5 Jun 2020 • on conferences

MLSS2020 Causality Lectures - a brief summary

The first week of the virtual Machine Learning Summer School in Tübingen is over and it is time to take a brief look back at the lessons learned and the experience made during this time. In the following I will briefly some of the insights I made during the first week.

Causality and Causal Inference lectures

The Causality lectures were held by Bernhard Schölkopf and Stefan Bauer. As a heads up, I am most definitely not an expert in this field and I am solely summarizing the most interesting points according to my personal opinion :).

Causality I

The first lecture by Prof. B. Schölkopf was a more general introduction to causality, the required terms needed to understand the literature, how to infer causal structure in smaller scale experiments with stochastic or deterministic relationships between observations and finally the implications of causality to semi-supervised learning.

Here I found the work on deriving causality for deterministic cases of particular interest (see this paper). In this work, the authors use an assumption termed the independence of input and mechanism to derive a causal inference rule which does not require any assumptions on noise. The assumption states, that $ p(C) $ (the probability distribution of the cause) and $p(E|C)$ (the probability distribution of the effect conditional on the cause) should be independent. This implies, that the distribution of the effect would then in some way be dependent on the function $f$ mapping from cause to effect and thus $Cov(log f’, p_C) = 0$ (encoding the independence assumption) and $Cov(log f^{-1’}, p_E) > 0$ (encoding the dependence between the function mapping from cause to effect and the distribution of the effect). This leads to the inference rule that $X \rightarrow Y$ if $\int \log | f’(x) | p(x) dx \leq \int \log | f^{-1}(y)| p(y) dy $. This can also be computed using empirical estimators for the slope of the function mapping between X and Y.

Finally, B. Schölkopf presented implications of causality in the domain of semi-supervised learning. In particular, if independence of input and mechanism is true, he shows that semi-supervised learning can theoretically not benefit learning in the causal direction. In other words when a model is trying to infer effect from cause (thus $p(E|C)$), additional data from the cause distribution $p(C)$ will not help the model learn due to $ p(C) $ being independent of $ p(E|C) $. In contrast, if learning is in the anti-causal direction, semi-supervised learning can be beneficial.

Causality II

The second talk by Stefan Bauer focused on how to infer Structural Causal Models and how causality can be integrated with Deep Learning approaches.

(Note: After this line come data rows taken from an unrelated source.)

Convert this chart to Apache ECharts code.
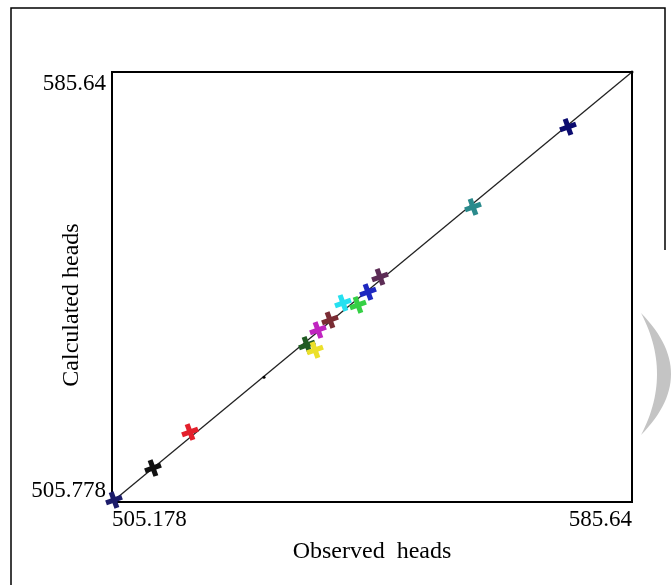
<!DOCTYPE html>
<html>
<head>
<meta charset="utf-8">
<script src="https://cdn.jsdelivr.net/npm/echarts@6/dist/echarts.min.js"></script>
<style>
  html, body { margin: 0; padding: 0; background: #fff; }
  #main { width: 672px; height: 585px; }
</style>
</head>
<body>
<div id="main"></div>
<script>
// axis ranges
var xMin = 505.178, xMax = 585.64;
var yMin = 505.778, yMax = 585.64;

// observed vs calculated heads, one entry per well
var obsHeads  = [505.49, 511.52, 517.25, 535.35, 536.59, 537.05, 538.91, 540.92, 543.24, 544.79, 546.65, 561.04, 575.74];
var calcHeads = [506.15, 512.09, 518.78, 534.94, 534.01, 537.72, 539.58, 542.74, 542.37, 544.78, 547.57, 560.57, 575.43];
var wellColors = ['#1c1c6a', '#111111', '#e3202c', '#1f5a22', '#ece02a', '#c025c0', '#7a2c34',
                  '#25e0f0', '#35d045', '#1e28c0', '#5c2c55', '#2a8a8c', '#0c0c70'];

// small dots on the 1:1 line
var dotObs  = [528.70, 585.64];
var dotCalc = [528.95, 585.64];

var plus = 'path://M3.5,0h3v3.5h3.5v3h-3.5v3.5h-3v-3.5h-3.5v-3h3.5z';

var pts = [];
for (var i = 0; i < obsHeads.length; i++) {
  pts.push({ value: [obsHeads[i], calcHeads[i]], itemStyle: { color: wellColors[i] } });
}
var dots = [];
for (var j = 0; j < dotObs.length; j++) dots.push([dotObs[j], dotCalc[j]]);

// grey crescent decoration at the right edge (two quadratic curves)
function quad(p0, c, p2, n) {
  var out = [];
  for (var k = 0; k <= n; k++) {
    var t = k / n, a = (1 - t) * (1 - t), b = 2 * (1 - t) * t, d = t * t;
    out.push([a * p0[0] + b * c[0] + d * p2[0], a * p0[1] + b * c[1] + d * p2[1]]);
  }
  return out;
}
var crescent = quad([641, 313], [701, 374], [641, 435], 30)
  .concat(quad([641, 435], [673, 374], [641, 313], 30));

var font = '"Liberation Serif", "DejaVu Serif", serif';

var chart = echarts.init(document.getElementById('main'));
chart.setOption({
  animation: false,
  backgroundColor: '#fff',
  grid: {
    left: 112, top: 72, width: 520, height: 430,
    outerBoundsMode: 'none', containLabel: false,
    show: true, borderColor: '#000', borderWidth: 2, backgroundColor: '#fff'
  },
  xAxis: {
    type: 'value', min: xMin, max: xMax, interval: xMax - xMin,
    name: 'Observed  heads', nameLocation: 'middle', nameGap: 38, nameMoveOverlap: false,
    nameTextStyle: { fontFamily: font, fontSize: 24, color: '#000' },
    axisLine: { show: false }, axisTick: { show: false }, splitLine: { show: false },
    axisLabel: {
      fontFamily: font, fontSize: 23, color: '#000', margin: 6,
      alignMinLabel: 'left', alignMaxLabel: 'right',
      formatter: function (v) { return v === xMin ? '505.178' : '585.64'; }
    }
  },
  yAxis: {
    type: 'value', min: yMin, max: yMax, interval: yMax - yMin,
    name: 'Calculated heads', nameLocation: 'middle', nameGap: 28, nameMoveOverlap: false,
    nameTextStyle: { fontFamily: font, fontSize: 24, color: '#000', padding: [0, 36, 0, 0] },
    axisLine: { show: false }, axisTick: { show: false }, splitLine: { show: false },
    axisLabel: {
      fontFamily: font, fontSize: 23, color: '#000', margin: 6,
      verticalAlignMaxLabel: 'top', verticalAlignMinLabel: 'bottom',
      formatter: function (v) { return v === yMin ? '505.778' : '585.64'; }
    }
  },
  series: [
    {
      type: 'line',
      data: [[xMin, yMin], [xMax, yMax]],
      symbol: 'none',
      lineStyle: { color: '#222', width: 1.3 },
      z: 1
    },
    {
      type: 'scatter',
      data: dots,
      symbol: 'circle', symbolSize: 3,
      itemStyle: { color: '#000', opacity: 1 },
      z: 2
    },
    {
      type: 'scatter',
      data: pts,
      symbol: plus, symbolSize: 17, symbolRotate: 20,
      itemStyle: { opacity: 1 },
      z: 3
    }
  ],
  graphic: [
    {
      type: 'polyline', silent: true,
      shape: { points: [[665, 250], [665, 8], [11, 8], [11, 590]] },
      style: { fill: 'none', stroke: '#000', lineWidth: 1.5 }
    },
    {
      type: 'polygon', silent: true,
      shape: { points: crescent },
      style: { fill: '#c4c4c4' }
    }
  ]
});
</script>
</body>
</html>
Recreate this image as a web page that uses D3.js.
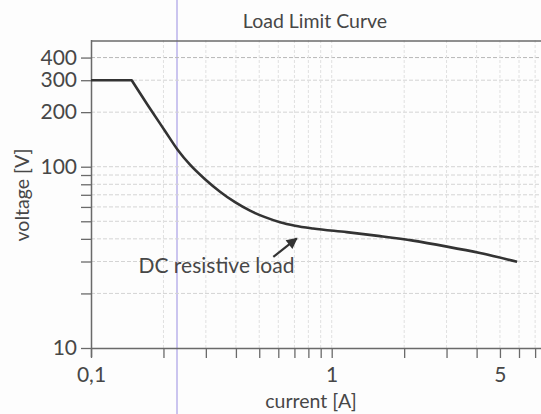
<!DOCTYPE html>
<html><head><meta charset="utf-8">
<script src="https://cdn.jsdelivr.net/npm/d3@7"></script>
<style>
body{margin:0;background:#fff}
svg{display:block}
text{font-family:Lato, "Open Sans", sans-serif}
</style>
</head><body>
<svg id="chart" width="541" height="414"></svg>
<script>
// ---- data ----
const currentA = [0.1, 0.1476, 0.1758, 0.2030, 0.2298, 0.2578, 0.2976, 0.3436, 0.3966, 0.4578, 0.5284, 0.6099, 0.7040, 0.8363, 1.154, 1.588, 2.177, 3.013, 4.13, 5.89];
const voltageV = [300, 300, 209.5, 157.5, 123.3, 102.6, 85.3, 72.8, 63.7, 57.2, 52.7, 49.4, 47.3, 45.65, 43.56, 41.4, 39.1, 36.25, 33.4, 29.9];
const xTickValues = [0.1,0.2,0.3,0.4,0.5,0.6,0.7,0.8,0.9,1,2,3,4,5,6,7];
const xLabelValues = [0.1, 1, 5];
const xLabelTexts = ["0,1", "1", "5"];
const yTickValues = [10,20,30,40,50,60,70,80,90,100,200,300,400];
const yLabelValues = [10,100,200,300,400];
const yLabelTexts = ["10","100","200","300","400"];
const titleText = "Load Limit Curve";
const xAxisTitle = "current [A]";
const yAxisTitle = "voltage [V]";
const annotationText = "DC resistive load";
const arrowFrom = [0.572, 31.8];
const arrowTo = [0.716, 40.2];
const annotationAt = [0.70, 26.0];

// ---- layout ----
const svg = d3.select("#chart");
const mLeft = 91, mBottom = 348, mTop = 40, decadeX = 240.7;
const x = d3.scaleLog().domain([0.1, 10]).range([mLeft, mLeft + 2*decadeX]);
const y = d3.scaleLog().domain([10, 500]).range([mBottom, mTop]);
const ink = "#474747";

svg.append("rect").attr("width",541).attr("height",414).attr("fill","#fdfdfd");

// scan artifact line
svg.append("line").attr("x1",177).attr("x2",177).attr("y1",0).attr("y2",414)
  .attr("stroke","#cbc5ef").attr("stroke-width",2);

// grids
svg.append("g").selectAll("line").data(yTickValues.filter(v=>v>10)).join("line")
  .attr("x1", mLeft).attr("x2", x.range()[1])
  .attr("y1", d=>y(d)).attr("y2", d=>y(d))
  .attr("stroke", d=> d===400 ? "#b8b8b8" : "#d4d4d4")
  .attr("stroke-width",1).attr("stroke-dasharray","4,2");
svg.append("g").selectAll("line").data(xTickValues.filter(v=>v>0.1)).join("line")
  .attr("x1", d=>x(d)).attr("x2", d=>x(d))
  .attr("y1", mTop).attr("y2", mBottom)
  .attr("stroke","#e0e0e0").attr("stroke-width",1).attr("stroke-dasharray","3,2");

// top frame
svg.append("line").attr("x1",mLeft).attr("x2",x.range()[1]).attr("y1",mTop+1).attr("y2",mTop+1)
  .attr("stroke","#6a6a6a").attr("stroke-width",1.5);

// axes
const xAxis = d3.axisBottom(x).tickValues(xTickValues).tickSize(10).tickSizeOuter(0).tickPadding(9)
  .tickFormat(d => { const i = xLabelValues.indexOf(d); return i>=0 ? xLabelTexts[i] : ""; });
const gx = svg.append("g").attr("transform",`translate(0,${mBottom})`).call(xAxis);
const yAxis = d3.axisLeft(y).tickValues(yTickValues).tickSize(10).tickSizeOuter(0).tickPadding(4)
  .tickFormat(d => { const i = yLabelValues.indexOf(d); return i>=0 ? yLabelTexts[i] : ""; });
const gy = svg.append("g").attr("transform",`translate(${mLeft},0)`).call(yAxis);
[gx, gy].forEach(g => {
  g.select(".domain").attr("stroke","#6a6a6a").attr("stroke-width",1.5);
  g.selectAll(".tick line").attr("stroke","#6a6a6a").attr("stroke-width",1.3);
  g.selectAll(".tick text").attr("fill",ink).style("font-size","21px").style("font-family","Lato, sans-serif");
});
gy.select(".domain").attr("d", `M0.5,${mTop}V${mBottom+9}`);

// curve
const pts = currentA.map((c,i)=>[x(c), y(voltageV[i])]);
const plateau = d3.line()(pts.slice(0,2));
const tail = d3.line().curve(d3.curveMonotoneX)(pts.slice(1));
svg.append("path").attr("d", plateau + "L" + tail.slice(1))
  .attr("fill","none").attr("stroke","#333").attr("stroke-width",2.6)
  .attr("stroke-linejoin","round");

// annotation
svg.append("defs").append("marker").attr("id","ah").attr("viewBox","0 0 10 10")
  .attr("refX",9).attr("refY",5).attr("markerWidth",12).attr("markerHeight",11)
  .attr("markerUnits","userSpaceOnUse").attr("orient","auto")
  .append("path").attr("d","M0,0L10,5L0,10z").attr("fill","#333");
svg.append("line").attr("x1",x(arrowFrom[0])).attr("y1",y(arrowFrom[1]))
  .attr("x2",x(arrowTo[0])).attr("y2",y(arrowTo[1]))
  .attr("stroke","#333").attr("stroke-width",2.2).attr("marker-end","url(#ah)");
svg.append("text").attr("x",x(annotationAt[0])).attr("y",y(annotationAt[1]))
  .attr("text-anchor","end").attr("fill",ink).style("font-size","21px").text(annotationText);

// titles
svg.append("text").attr("x",315).attr("y",28).attr("text-anchor","middle")
  .attr("fill",ink).style("font-size","19.5px").text(titleText);
svg.append("text").attr("x",311).attr("y",408).attr("text-anchor","middle")
  .attr("fill",ink).style("font-size","19.5px").text(xAxisTitle);
svg.append("text").attr("transform","translate(29,195) rotate(-90)").attr("text-anchor","middle")
  .attr("fill",ink).style("font-size","19.5px").text(yAxisTitle);
</script>
</body></html>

In the first part of his talk, Stefan showed bridges between causal inference and non-linear ICA and further shows that there will always be both a causal as well as anti-causal linear model if additive Gaussian noise is assumed. Afterwards, Stefan talks about time series models and how ODEs are perfect models for causal structure in the presence of time.

In the second half, the topic switches to describing a causal perspective on representation learning. Here the bridges between disentangles representations and causality become evident. This is due to the assumption, that a change in distribution of the data would arise from a sparse change in causal conditionals or causal mechanisms, thus leading to similar properties as desired in disentangled representations. Nevertheless, recent research shows that disentangled representations cannot be learned in a completely unsupervised way (see Locatello et al, ICML 2019), also leading to potential issues with the discovery of causal mechanisms. There is some hope though, as few labels seem to help with determining correct disentangled representations (see Locatello et al., ICML 2020).

Finally, Stefan talks about some exciting work on encoding causal structure into machine learning architectures. Here a decoder is designed to resemble the structure of a general Structural Causal Model and trained to match the observations of the training data. These Structural Causal Autoencoders (see Leeb et al., under review NeurIPS 2020) were shown to yield good performance in learning representations for generating images and transferring between similar tasks.

All in all some very exciting directions. I am looking forward to seeing the future development of Causality and Machine Learning.